7. The Universe Explains Itself

Proponents of this view often attempt to explain this “life principle” by positing a future state of the universe in which everything (all matter, space, life, etc.) has become unified into a cosmic “super mind” that can manipulate the past in some sort of causal loop, effectively bringing itself into existence through BACKWARDS causation. Uh, sure.

8. Fake Universes

We’re all living in something very much like The Matrix. No, I’m not making this up. Davies calls it “a variant on the Intelligent designer scenario but upgraded for the information age.” There are many simulated universes, all generated by a super-computer, and that explains why things are so finely tuned.

So which category does Davies choose? Well, he doesn’t fully commit to any one of them. What he does say is intensely interesting to me:

I do not believe Homo sapiens to be more than an accidental by-product of haphazard natural processes. Yet I do believe that life and mind are etched deeply into the fabric of the cosmos, perhaps through a shadowy, half-glimpsed life principle, and if I am to be honest I have to concede that this starting point is something I feel more in my heart than in my  head. So maybe that is a religious conviction of sorts.

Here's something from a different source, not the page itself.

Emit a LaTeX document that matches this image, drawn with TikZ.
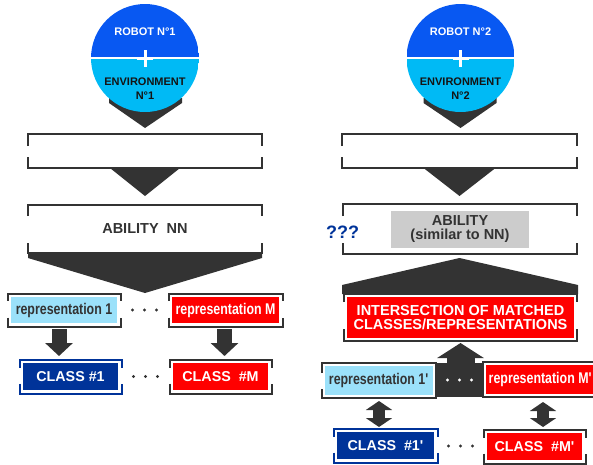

Additionally, he highlights the fact that anyone who is hostile towards the goal-oriented views, such as Intelligent Design, is exhibiting “the hallmarks of an extra-scientific agenda.” He says:

Their arguments…carry barely concealed overtones of an ideological agenda. In this respect they are little different from those who have decided in advance on this or that religious interpretation of nature and then shoehorn the scientific facts to fit their preconceived beliefs.

I applaud Davies for pointing out this fact with such honesty and candor.

So, you can see the great lengths many will go to circumvent the need for a designing Creator of the cosmos. Entertaining to say the least, but profoundly tragic. Once again, I think of Romans 1:20.

For since the creation of the world God’s invisible qualities—his eternal power and divine nature—have been clearly seen, being understood from what has been made, so that people are without excuse.